Nobel laureate economist Joseph Stiglitz told the conference that the European obsession with reduction of deficit is misplaced. In the effort to reduce it, growth is stifled to the extent that it may lead to greater deficit, he said.
 
“Deficit fetishism is a mistake. No company would only look at its liabilities,” Stiglitz said. “The implication of the problem we are all facing is that cutting deficits in the wrong way can be counterproductive.”

It could work
 
In a sideline interview, the Athens News asked Stiglitz how a Eurobond might work in practice. 

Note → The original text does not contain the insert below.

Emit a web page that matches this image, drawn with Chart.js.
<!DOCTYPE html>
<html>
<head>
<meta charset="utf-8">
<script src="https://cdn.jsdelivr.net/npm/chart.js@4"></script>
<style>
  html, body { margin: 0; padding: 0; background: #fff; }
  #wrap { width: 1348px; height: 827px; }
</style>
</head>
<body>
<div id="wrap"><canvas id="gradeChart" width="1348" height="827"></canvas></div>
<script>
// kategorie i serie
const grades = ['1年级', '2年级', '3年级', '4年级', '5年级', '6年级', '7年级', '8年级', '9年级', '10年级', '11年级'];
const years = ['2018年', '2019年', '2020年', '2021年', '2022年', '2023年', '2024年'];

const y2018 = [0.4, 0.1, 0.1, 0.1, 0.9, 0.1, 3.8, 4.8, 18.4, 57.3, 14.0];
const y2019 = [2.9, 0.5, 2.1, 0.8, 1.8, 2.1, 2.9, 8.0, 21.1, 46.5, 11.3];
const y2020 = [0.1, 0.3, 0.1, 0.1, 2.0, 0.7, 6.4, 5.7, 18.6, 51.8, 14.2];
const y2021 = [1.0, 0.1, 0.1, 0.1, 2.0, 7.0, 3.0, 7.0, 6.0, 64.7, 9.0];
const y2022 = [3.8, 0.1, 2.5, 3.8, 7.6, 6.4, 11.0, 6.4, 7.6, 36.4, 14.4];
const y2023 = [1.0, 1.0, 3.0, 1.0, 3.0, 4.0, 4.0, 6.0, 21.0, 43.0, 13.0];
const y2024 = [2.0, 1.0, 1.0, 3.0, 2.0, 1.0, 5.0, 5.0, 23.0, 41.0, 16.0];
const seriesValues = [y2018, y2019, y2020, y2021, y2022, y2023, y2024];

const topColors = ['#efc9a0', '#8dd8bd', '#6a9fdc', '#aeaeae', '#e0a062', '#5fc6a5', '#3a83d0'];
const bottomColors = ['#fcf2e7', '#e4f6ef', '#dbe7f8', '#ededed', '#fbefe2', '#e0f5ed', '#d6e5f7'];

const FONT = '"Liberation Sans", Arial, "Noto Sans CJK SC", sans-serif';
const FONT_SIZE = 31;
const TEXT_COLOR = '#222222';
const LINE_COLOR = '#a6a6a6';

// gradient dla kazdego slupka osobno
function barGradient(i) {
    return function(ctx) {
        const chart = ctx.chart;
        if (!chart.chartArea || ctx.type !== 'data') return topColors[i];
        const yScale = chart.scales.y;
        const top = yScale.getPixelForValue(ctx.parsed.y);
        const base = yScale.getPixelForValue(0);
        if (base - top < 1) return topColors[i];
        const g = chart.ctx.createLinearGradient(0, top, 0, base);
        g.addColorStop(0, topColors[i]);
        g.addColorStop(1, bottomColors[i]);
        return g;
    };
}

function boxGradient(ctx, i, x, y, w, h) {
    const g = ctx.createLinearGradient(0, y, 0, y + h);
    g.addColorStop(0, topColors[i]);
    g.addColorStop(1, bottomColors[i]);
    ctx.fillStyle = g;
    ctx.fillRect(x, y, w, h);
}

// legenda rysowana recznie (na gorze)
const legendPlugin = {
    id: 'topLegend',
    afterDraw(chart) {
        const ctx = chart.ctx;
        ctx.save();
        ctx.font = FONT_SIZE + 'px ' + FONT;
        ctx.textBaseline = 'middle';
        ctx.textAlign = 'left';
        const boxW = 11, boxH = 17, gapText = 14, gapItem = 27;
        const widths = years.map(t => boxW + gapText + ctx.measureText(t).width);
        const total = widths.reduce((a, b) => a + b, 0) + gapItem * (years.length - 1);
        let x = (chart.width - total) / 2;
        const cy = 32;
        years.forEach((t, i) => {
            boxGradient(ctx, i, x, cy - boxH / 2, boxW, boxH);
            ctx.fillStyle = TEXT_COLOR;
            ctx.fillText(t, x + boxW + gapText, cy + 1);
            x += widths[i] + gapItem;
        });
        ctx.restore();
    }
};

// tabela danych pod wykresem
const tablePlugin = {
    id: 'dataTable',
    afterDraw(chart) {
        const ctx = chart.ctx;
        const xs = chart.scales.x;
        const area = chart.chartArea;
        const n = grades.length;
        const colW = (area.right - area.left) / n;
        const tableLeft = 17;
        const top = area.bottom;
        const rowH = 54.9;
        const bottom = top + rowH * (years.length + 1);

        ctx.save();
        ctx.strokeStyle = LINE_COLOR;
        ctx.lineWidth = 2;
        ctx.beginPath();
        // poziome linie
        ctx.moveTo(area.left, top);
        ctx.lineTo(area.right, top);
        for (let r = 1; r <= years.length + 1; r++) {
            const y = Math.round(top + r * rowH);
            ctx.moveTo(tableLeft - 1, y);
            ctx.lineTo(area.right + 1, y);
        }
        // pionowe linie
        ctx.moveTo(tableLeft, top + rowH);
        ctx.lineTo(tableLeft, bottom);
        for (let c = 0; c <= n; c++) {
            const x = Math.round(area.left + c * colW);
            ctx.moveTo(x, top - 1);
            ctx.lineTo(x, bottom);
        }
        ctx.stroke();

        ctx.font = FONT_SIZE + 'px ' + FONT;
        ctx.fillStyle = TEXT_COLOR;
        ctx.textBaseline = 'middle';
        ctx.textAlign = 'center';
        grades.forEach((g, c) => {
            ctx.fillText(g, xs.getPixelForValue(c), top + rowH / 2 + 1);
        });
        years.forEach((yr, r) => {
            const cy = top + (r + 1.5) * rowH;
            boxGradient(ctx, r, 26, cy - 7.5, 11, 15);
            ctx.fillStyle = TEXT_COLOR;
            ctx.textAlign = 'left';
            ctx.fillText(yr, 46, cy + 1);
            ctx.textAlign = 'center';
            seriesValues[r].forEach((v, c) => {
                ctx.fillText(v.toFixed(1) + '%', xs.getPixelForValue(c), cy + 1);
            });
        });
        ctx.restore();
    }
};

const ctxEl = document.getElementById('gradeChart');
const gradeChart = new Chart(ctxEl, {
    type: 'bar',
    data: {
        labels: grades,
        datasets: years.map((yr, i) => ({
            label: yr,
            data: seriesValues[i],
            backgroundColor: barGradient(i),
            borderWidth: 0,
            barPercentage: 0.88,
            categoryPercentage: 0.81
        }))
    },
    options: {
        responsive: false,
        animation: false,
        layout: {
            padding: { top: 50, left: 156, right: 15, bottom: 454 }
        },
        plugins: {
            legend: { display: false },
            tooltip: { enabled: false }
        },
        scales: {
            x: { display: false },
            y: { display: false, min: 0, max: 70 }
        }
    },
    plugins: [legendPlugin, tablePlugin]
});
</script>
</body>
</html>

“There are a number of different models,” he said. “One is that states would jointly launch a bond and then set rules as to which individual states would qualify to get money from the bond. Another method would be by underwriting the bond so that countries most in need would get better credit rates.”
 
Bankers and economists alike have agreed that Greece cannot sustain interest rates over 6 percent for bonds in their own right. Greece needs to raise a total of 54 billion euros in debt this year in order to meet its obligations. Stiglitz also questioned why the European Central Bank does not loan cash at around 1 percent to states.
 
“Does it not have confidence in governments?” he asked conference delegates rhetorically. “The ECB should loan states at the same interest rate it gives to banks.”
 
He said it was not fair to leave countries such as Greece to the mercy of speculators out to earn a fast buck from bonds. 
 
Privatisation programme launch
 
Finance Minister Yiorgos Papakonstantinou told the Athens News, that while Greece’s Stability and Growth Programme (SGP) provides everything needed to help cut the country’s deficit of 12.7 percent, the government is willing to take any extra measures required. 
 
Asked about privatisations as part of the SGP, Papakonstantinou said his government would launch its 2.5 billion euro privatisation programme “within the next few weeks” but had not yet appointed advisers. He declined to say if gaming giant OPAP is on the list.
 
Papakonstantinou described to delegates austere measures and plans to drastically cut public expenditures.
 
“Next week we will announce the details of the new income tax and fiscal measures,” he added. “Restoring Greece’s credibility and prestige is as important as these tough measures are. Without credibility a state cannot operate.”